Earlier in my 10-11.30 Eng10 class, way up at the top floor of the CAL New Building, we were having a lively exchange regarding the public use of space and the history of the megamalls. According to Vicente Rafael, public spaces are defined by the "civil society," and has a tendency to migrate around the metropolis. Thus, Escolta was the place to be during the 1920s, but you wouldn't be found dead hanging out there in the 60s--you'd rather be rolling skating in Ali Mall. But then Cubao died and Makati was the new new Escolta, and now Cubao is the new Greenbelt.

So public spaces have a long history of use--i.e., all those Catholic school rumors about how they were formerly graveyards and/or Japanese garrisons where people were decapitated and now haunt the present buildings. Urban edifices also generate legends, like that of the snake in the dressing rooms of a certain mall in Ortigas. Or how leaders built huge concrete monuments in their names and then pour concrete all over everything. But if it's a new building, chances are there won't be any hauntings.

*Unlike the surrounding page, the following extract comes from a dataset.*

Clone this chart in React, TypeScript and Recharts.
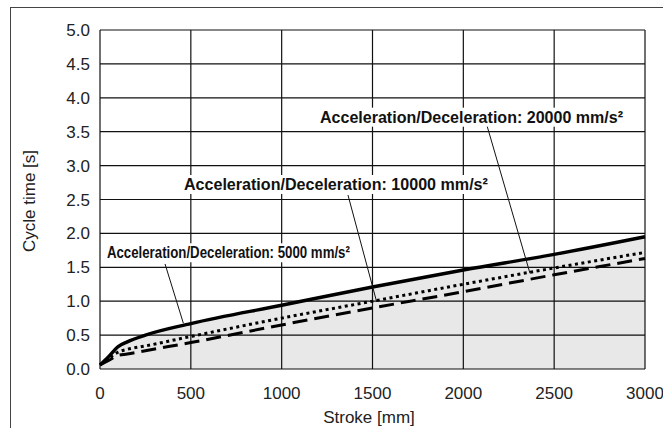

The door tentatively opened a crack. We all waited who would dare come in when there's only half an hour left of class time and after a quiz. No one came in.

"Oooh, do we have a visitor?"

I asked the big boy at the back of the room to close the door again. He stood up and made a big business out of shutting it. All the while, we uneasily joked about how we might just prove the belief wrong. I remembered this post by psychicpants about how this professor was talking to the air. Something like, "Get out of this room. You don't belong here anymore."

Just then there was a movement (a stirring perhaps?) and then the door was pushed open and aside, as if someone (or something) got irked and walked out.

It took a nanosecond for our screams to register and arms and legs fled to cling to the window grills, taking cover. I found myself entangled with the token Korean in class, who seemed quite unsure of what was happening.

"What was that?"

"The wind, maybe?"

"But there was no wind. And all the fans are off."

"Holy sh*t!"

"Then it must be---"

More screams and we were ready to jump out at any sign of a chair or table lifting, an aparition. But I was still the teacher, after all. I tried to give the class back a semblance of normality while I disentangled myself from the Korean.

"Okay, time for your homework."

They scrambled for paper and pens, but we all stared at the gaping door, waiting for shadows and suppressed laughter to ring down the hallways, the crisp high fives for a prank well done, but there was none.